_STATED PROBLEM_
Retype exactly what runs from the first line of the data to the line with "const kung65Err = [11, 9, 6, 5, 6, 0, 6, 7];", keeping both of those lines and skipping pictures.

_DATASET SECTION_
>> START

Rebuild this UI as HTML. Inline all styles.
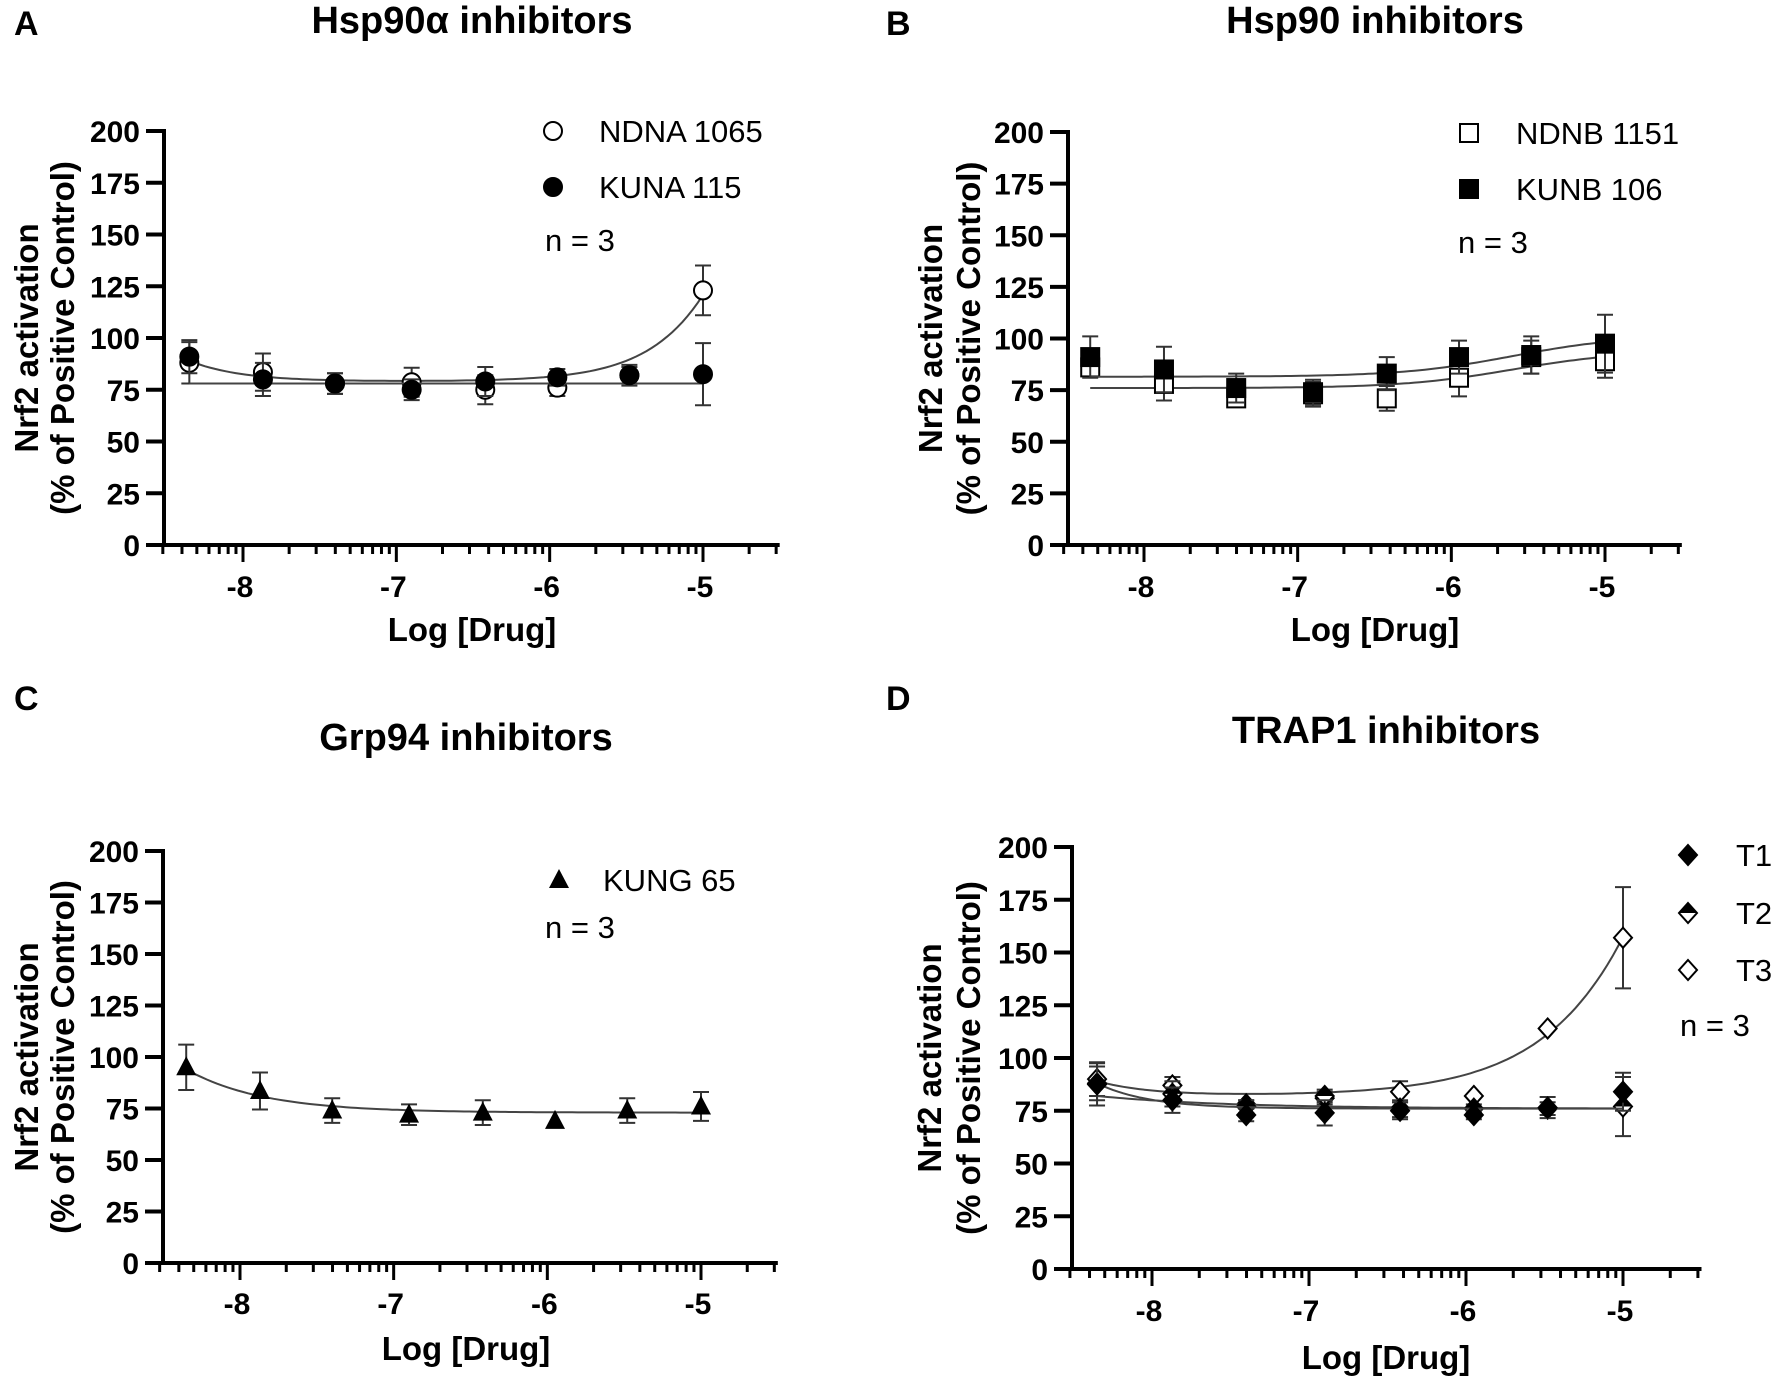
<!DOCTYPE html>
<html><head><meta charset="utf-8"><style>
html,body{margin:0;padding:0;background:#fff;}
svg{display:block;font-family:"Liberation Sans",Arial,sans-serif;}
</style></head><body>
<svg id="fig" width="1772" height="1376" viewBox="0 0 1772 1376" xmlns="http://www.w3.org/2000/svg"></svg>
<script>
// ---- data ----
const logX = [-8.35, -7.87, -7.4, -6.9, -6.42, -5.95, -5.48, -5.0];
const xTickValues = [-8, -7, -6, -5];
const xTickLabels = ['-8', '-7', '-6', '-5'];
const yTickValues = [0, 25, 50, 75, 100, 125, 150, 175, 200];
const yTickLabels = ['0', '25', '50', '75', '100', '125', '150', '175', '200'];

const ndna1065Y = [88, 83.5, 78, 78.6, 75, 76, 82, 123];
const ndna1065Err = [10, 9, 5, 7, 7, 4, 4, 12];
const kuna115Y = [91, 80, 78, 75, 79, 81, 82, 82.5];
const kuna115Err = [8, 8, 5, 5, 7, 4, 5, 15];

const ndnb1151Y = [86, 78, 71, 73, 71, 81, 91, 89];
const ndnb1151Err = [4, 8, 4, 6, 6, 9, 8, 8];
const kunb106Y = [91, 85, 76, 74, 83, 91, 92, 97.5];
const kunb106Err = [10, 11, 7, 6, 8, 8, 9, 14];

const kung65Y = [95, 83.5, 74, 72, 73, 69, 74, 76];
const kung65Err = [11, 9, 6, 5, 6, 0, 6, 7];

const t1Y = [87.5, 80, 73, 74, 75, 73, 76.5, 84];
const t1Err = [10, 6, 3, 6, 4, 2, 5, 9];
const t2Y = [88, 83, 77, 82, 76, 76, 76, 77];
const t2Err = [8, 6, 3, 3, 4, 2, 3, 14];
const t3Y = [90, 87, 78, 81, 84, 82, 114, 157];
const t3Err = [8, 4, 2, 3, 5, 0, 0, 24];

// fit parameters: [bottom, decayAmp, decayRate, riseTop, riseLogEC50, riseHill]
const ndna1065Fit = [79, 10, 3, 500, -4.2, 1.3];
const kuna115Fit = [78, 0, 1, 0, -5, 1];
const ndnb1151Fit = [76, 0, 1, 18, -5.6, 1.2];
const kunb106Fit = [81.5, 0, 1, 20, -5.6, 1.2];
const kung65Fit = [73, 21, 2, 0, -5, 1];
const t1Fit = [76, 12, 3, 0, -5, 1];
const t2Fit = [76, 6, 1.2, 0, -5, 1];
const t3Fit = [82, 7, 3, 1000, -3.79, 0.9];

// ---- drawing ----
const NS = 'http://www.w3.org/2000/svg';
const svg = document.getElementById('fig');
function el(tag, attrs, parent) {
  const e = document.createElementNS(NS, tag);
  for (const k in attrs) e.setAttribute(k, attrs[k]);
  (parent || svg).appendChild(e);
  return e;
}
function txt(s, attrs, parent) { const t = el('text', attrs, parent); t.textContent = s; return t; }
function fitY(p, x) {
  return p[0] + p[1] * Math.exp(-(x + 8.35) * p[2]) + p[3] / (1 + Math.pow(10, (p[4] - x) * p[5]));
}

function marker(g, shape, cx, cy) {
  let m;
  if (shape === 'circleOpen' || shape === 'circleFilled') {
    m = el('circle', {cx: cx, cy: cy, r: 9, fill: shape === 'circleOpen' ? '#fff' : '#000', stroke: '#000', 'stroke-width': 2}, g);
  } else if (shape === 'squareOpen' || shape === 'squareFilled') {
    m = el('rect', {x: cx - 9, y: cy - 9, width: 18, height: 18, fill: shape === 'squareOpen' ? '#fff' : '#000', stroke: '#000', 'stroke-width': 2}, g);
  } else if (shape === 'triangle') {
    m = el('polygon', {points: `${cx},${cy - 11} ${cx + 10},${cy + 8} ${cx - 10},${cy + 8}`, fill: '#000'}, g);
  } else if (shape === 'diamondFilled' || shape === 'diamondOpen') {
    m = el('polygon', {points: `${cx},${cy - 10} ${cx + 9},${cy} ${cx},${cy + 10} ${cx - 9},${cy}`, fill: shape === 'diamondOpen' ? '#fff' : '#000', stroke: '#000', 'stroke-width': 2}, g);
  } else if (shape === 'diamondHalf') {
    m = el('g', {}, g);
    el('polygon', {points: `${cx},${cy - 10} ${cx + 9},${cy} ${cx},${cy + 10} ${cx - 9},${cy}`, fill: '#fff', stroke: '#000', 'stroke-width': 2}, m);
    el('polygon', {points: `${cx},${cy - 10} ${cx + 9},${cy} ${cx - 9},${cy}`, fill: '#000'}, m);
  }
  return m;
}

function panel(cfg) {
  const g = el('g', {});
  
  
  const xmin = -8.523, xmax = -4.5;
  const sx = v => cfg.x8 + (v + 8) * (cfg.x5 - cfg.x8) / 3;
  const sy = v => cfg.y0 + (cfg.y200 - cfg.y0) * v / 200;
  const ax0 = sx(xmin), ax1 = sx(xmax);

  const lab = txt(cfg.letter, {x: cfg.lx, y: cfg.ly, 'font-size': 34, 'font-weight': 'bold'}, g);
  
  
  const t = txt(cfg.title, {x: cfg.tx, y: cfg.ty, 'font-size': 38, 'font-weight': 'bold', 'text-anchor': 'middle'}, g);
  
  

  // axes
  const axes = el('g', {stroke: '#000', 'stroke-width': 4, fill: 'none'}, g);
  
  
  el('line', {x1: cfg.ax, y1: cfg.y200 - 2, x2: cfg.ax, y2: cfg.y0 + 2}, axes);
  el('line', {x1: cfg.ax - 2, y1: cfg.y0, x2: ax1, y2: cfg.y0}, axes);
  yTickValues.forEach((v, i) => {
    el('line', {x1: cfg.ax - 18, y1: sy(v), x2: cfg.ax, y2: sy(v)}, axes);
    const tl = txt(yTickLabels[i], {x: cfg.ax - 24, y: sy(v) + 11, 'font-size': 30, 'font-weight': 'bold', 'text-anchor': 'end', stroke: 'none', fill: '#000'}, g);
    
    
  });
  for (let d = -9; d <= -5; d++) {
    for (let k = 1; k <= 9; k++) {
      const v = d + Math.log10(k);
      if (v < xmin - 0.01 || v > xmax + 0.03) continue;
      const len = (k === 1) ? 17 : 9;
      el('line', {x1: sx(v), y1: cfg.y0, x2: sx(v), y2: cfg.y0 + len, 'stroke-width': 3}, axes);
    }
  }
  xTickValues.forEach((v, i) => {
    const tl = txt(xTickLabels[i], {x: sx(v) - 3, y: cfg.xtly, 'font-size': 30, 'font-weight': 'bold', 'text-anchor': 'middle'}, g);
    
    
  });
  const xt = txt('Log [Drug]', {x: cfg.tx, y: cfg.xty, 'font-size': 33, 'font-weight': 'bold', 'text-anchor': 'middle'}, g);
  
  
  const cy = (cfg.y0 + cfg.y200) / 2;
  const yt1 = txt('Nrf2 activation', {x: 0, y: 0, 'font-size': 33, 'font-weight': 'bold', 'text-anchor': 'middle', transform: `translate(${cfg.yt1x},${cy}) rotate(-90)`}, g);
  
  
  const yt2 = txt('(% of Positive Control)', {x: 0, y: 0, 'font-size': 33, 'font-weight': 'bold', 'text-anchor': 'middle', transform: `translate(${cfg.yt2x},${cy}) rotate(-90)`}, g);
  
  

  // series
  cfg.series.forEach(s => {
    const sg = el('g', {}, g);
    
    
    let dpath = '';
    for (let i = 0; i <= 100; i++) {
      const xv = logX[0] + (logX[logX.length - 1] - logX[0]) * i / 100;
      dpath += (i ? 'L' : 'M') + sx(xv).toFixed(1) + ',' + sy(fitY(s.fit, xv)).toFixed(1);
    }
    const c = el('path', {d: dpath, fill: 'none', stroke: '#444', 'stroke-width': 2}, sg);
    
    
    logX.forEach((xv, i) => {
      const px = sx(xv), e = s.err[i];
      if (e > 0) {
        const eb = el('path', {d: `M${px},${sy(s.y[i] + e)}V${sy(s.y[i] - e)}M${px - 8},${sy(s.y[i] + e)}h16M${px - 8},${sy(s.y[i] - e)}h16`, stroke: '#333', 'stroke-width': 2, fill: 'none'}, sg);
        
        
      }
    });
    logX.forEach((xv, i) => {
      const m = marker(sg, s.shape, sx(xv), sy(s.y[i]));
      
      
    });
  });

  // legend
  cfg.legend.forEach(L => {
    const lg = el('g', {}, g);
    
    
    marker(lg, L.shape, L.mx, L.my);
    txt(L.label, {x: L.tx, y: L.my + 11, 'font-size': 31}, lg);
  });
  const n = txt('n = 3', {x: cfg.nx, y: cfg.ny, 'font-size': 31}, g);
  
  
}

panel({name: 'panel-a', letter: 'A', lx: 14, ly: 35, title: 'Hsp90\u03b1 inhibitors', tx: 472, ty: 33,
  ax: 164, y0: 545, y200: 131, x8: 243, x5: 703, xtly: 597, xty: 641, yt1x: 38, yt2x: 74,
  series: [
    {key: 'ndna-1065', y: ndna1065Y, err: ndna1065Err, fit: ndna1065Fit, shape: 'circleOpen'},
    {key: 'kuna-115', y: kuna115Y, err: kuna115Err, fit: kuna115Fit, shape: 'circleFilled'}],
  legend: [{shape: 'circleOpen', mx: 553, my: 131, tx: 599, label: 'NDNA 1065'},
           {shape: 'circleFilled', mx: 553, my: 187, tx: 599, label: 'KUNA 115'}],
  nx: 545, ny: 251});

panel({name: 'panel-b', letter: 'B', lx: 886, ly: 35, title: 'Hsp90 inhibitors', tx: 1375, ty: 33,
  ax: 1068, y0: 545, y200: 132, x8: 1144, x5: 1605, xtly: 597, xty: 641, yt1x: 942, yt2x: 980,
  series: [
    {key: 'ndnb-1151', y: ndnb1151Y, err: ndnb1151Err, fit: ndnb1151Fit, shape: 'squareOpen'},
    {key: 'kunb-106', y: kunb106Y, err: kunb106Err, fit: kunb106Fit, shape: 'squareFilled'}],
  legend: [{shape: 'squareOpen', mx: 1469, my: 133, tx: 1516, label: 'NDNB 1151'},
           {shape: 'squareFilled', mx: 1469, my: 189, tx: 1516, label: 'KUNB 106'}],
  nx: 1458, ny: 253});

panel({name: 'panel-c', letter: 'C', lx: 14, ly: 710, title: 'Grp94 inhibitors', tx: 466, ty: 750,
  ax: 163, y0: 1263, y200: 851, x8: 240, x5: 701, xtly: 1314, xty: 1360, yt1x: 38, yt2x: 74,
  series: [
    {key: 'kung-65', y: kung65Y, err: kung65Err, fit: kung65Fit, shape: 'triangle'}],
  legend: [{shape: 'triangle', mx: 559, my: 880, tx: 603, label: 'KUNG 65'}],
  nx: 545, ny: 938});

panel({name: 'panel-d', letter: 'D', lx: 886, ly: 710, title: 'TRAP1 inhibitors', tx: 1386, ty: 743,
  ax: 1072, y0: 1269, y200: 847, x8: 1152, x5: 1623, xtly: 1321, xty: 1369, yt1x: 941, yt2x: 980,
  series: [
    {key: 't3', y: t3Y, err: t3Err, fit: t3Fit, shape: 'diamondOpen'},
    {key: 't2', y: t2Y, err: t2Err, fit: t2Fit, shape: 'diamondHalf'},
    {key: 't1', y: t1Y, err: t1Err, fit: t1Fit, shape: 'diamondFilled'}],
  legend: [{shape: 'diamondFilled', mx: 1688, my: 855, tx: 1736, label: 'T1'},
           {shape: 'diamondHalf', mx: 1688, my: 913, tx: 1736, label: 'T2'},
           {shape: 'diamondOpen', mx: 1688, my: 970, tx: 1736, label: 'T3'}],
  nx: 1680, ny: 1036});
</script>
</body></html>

>> END

_CORRECT ANSWER_
Rebuild this UI as HTML. Inline all styles.
<!DOCTYPE html>
<html><head><meta charset="utf-8"><style>
html,body{margin:0;padding:0;background:#fff;}
svg{display:block;font-family:"Liberation Sans",Arial,sans-serif;}
</style></head><body>
<svg id="fig" width="1772" height="1376" viewBox="0 0 1772 1376" xmlns="http://www.w3.org/2000/svg"></svg>
<script>
// ---- data ----
const logX = [-8.35, -7.87, -7.4, -6.9, -6.42, -5.95, -5.48, -5.0];
const xTickValues = [-8, -7, -6, -5];
const xTickLabels = ['-8', '-7', '-6', '-5'];
const yTickValues = [0, 25, 50, 75, 100, 125, 150, 175, 200];
const yTickLabels = ['0', '25', '50', '75', '100', '125', '150', '175', '200'];

const ndna1065Y = [88, 83.5, 78, 78.6, 75, 76, 82, 123];
const ndna1065Err = [10, 9, 5, 7, 7, 4, 4, 12];
const kuna115Y = [91, 80, 78, 75, 79, 81, 82, 82.5];
const kuna115Err = [8, 8, 5, 5, 7, 4, 5, 15];

const ndnb1151Y = [86, 78, 71, 73, 71, 81, 91, 89];
const ndnb1151Err = [4, 8, 4, 6, 6, 9, 8, 8];
const kunb106Y = [91, 85, 76, 74, 83, 91, 92, 97.5];
const kunb106Err = [10, 11, 7, 6, 8, 8, 9, 14];

const kung65Y = [95, 83.5, 74, 72, 73, 69, 74, 76];
const kung65Err = [11, 9, 6, 5, 6, 0, 6, 7];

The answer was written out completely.